What does the team have to say?
When the Hubble Space Telescope imaged the Hubble Ultra Deep Field, it took more than a week long and over 100 hours of exposure, explains John O’Meara, the cosmic origins science lead for LUVOIR. “That image will be done in 47 minutes with LUVOIR. And so we can truly take it to the next level, find the furthest and farthest things out there in the universe, and see how galaxies really are forming—little Lego blocks of galaxies stitching together to form galaxies that then become galaxies like our own Milky Way.”
If LUVOIR had a theme song what would it be?
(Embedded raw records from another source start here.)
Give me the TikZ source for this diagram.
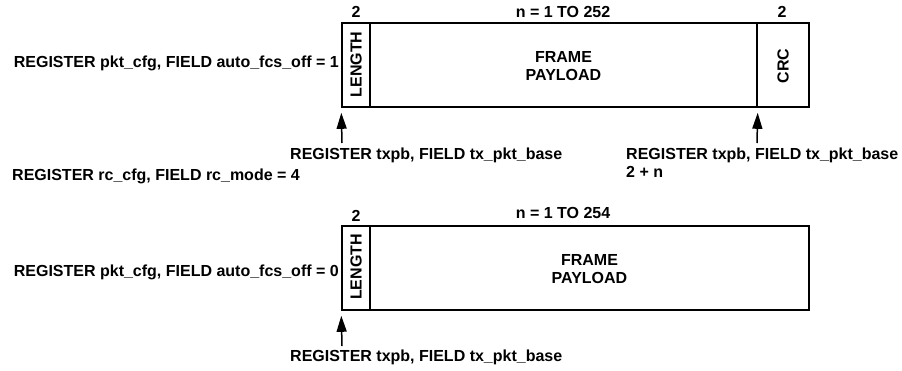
\documentclass[tikz,border=0pt]{standalone}
\usepackage{fontspec}
\setmainfont{Liberation Sans}
\usetikzlibrary{arrows.meta}
\begin{document}
\begin{tikzpicture}[x=1pt,y=-1pt,
  every node/.style={font=\fontsize{16}{18}\selectfont\bfseries, inner sep=0pt},
  field/.style={draw, line width=1.6pt, minimum height=84pt, anchor=center},
  lbl/.style={align=left},
  ptr/.style={line width=1.5pt, shorten >=5pt, -{Triangle[length=16pt,width=10pt]}}]
\useasboundingbox (0,0) rectangle (902,370);
% top frame
\node[field, minimum width=28pt] (len1) at (356,65) {};
\node[field, minimum width=387pt] (pay1) at (563.5,65) {};
\node[field, minimum width=52pt] (crc1) at (783,65) {};
\node[rotate=90] (lent1) at (356,64.5) {LENGTH};
\node[align=center] (payt1) at (563.5,66) {FRAME\\PAYLOAD};
\node[rotate=90] (crct1) at (783,66) {CRC};
\node (n1) at (356,12) {2};
\node (n2) at (563,12) {n = 1 TO 252};
\node (n3) at (782,12) {2};
\node[anchor=east] (cfg1) at (339,63) {REGISTER pkt\_cfg, FIELD auto\_fcs\_off = 1};
\coordinate (a1) at (342,143);
\coordinate (a2) at (757,143);
\draw[ptr] (a1) -- (len1.south west);
\draw[ptr] (a2) -- (pay1.south east);
\node[anchor=west] (tx1) at (290,155) {REGISTER txpb, FIELD tx\_pkt\_base};
\node[anchor=north west, lbl] (tx2) at (626,148) {REGISTER txpb, FIELD tx\_pkt\_base\\2 + n};
\node[anchor=west] (rc) at (12,176) {REGISTER rc\_cfg, FIELD rc\_mode = 4};
% bottom frame
\node[field, minimum width=28pt] (len2) at (356,268) {};
\node[field, minimum width=439pt] (pay2) at (589.5,268) {};
\node[rotate=90] (lent2) at (356,267) {LENGTH};
\node[align=center] (payt2) at (589.5,269) {FRAME\\PAYLOAD};
\node (n4) at (356,216) {2};
\node (n5) at (563,213) {n = 1 TO 254};
\node[anchor=east] (cfg2) at (339,272) {REGISTER pkt\_cfg, FIELD auto\_fcs\_off = 0};
\coordinate (a3) at (342,346);
\draw[ptr] (a3) -- (len2.south west);
\node[anchor=west] (tx3) at (290,357) {REGISTER txpb, FIELD tx\_pkt\_base};
\end{tikzpicture}
\end{document}
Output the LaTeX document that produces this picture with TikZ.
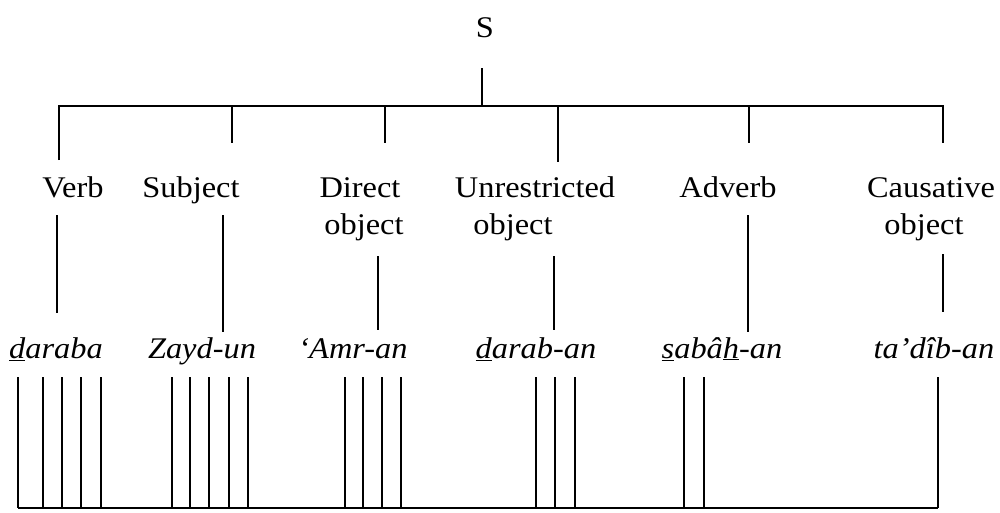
\documentclass[tikz,border=0pt]{standalone}
\usepackage{fontspec}
\setmainfont{Liberation Serif}[FakeStretch=1.08]
\begin{document}
\begin{tikzpicture}[x=1pt,y=-1pt,line width=2pt,
  lbl/.style={font=\fontsize{30}{36}\selectfont,anchor=base,inner sep=0pt},
  wrd/.style={font=\fontsize{30}{36}\selectfont\itshape,anchor=base,inner sep=0pt}]
\useasboundingbox (0,0) rectangle (1000,512);
% labels
\node[lbl] (S) at (485,37) {S};
\node[lbl] (verb) at (73,197) {Verb};
\node[lbl] (subj) at (191,197) {Subject};
\node[lbl] (dir1) at (360,197) {Direct};
\node[lbl] (dir2) at (364,234) {object};
\node[lbl] (unr1) at (535,197) {Unrestricted};
\node[lbl] (unr2) at (513,234) {object};
\node[lbl] (adv) at (728,197) {Adverb};
\node[lbl] (cau1) at (931,197) {Causative};
\node[lbl] (cau2) at (924,234) {object};
% words
\node[wrd] (w1) at (56,358) {\underline{d}araba};
\node[wrd] (w2) at (202,358) {Zayd-un};
\node[wrd] (w3) at (353,358) {‘Amr-an};
\node[wrd] (w4) at (536,358) {\underline{d}arab-an};
\node[wrd] (w5) at (722,358) {\underline{s}abâ\underline{h}-an};
\node[wrd] (w6) at (934,358) {ta’dîb-an};
% top tree
\coordinate (s0) at (482,68);
\coordinate (s1) at (482,106);
\draw (s0) -- (s1);
\coordinate (jv) at (59,106);
\coordinate (jc) at (943,106);
\coordinate (tv) at (59,160);
\coordinate (tc) at (943,143);
\draw (tv) -- (jv) -- (jc) -- (tc);
\foreach \x/\y/\n in {232/143/ts,385/143/td,558/162/tu,749/143/ta}{
  \coordinate (\n0) at (\x,106);
  \coordinate (\n1) at (\x,\y);
  \draw (\n0) -- (\n1);
}
% middle connectors
\foreach \x/\a/\b/\n in {57/215/313/mv,223/215/332/ms,378/256/330/md,554/256/330/mu,748/215/332/ma,943/254/312/mc}{
  \coordinate (\n0) at (\x,\a);
  \coordinate (\n1) at (\x,\b);
  \draw (\n0) -- (\n1);
}
% bottom
\coordinate (bl) at (18,508);
\coordinate (br) at (938,508);
\foreach \x [count=\i] in {18,43,62,81,101,172,190,209,229,248,345,363,382,401,536,555,575,684,704,938}{
  \coordinate (u\i) at (\x,377);
  \coordinate (d\i) at (\x,508);
  \draw (u\i) -- (d\i);
}
\draw (bl) -- (br);
\end{tikzpicture}
\end{document}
“The 1812 Overture,” says O’Meara.
NASA’s Goddard Space Flight Center
What is it?
The Origins Space Telescope (OST) would be an infrared telescope. With an improved 5.9-meter diameter mirror, Origins would be two to four order of magnitude more sensitive than the European Space Agency’s former Herschel Observatory—allowing it to map out the universe one billion times as fast.
What would it observe?
Origins would search for the origins of galaxies and planets. It would also look for exoplanets spinning around cooler dwarf stars, and visualize deep reaches of the universe that are too cold and faint to detect with other parts of the electromagnetic spectrum. The infrared telescope will also help collect information about how water is transported and formed in young planets, to try to better understand how planets like Earth form.
What does the team have to say?
“Just imagine that. One billion,” says, Johannes Staguhn, principal scientist at Johns Hopkins University and on the Origins Space Telescope team. In about two snaps of your fingers, “Origins has obtained that much mapping capability on the sky as Herschel has done during the entire mission, which was a few years. And that is how big a billion is.”
Correction 2/22/19: A previous version of this page cited measurements from an older concept of the Origins Space Telescope. The most recent proposal as of 2/22/19 features a 5.9-meter diameter mirror, not 9.1 meters. We regret the error.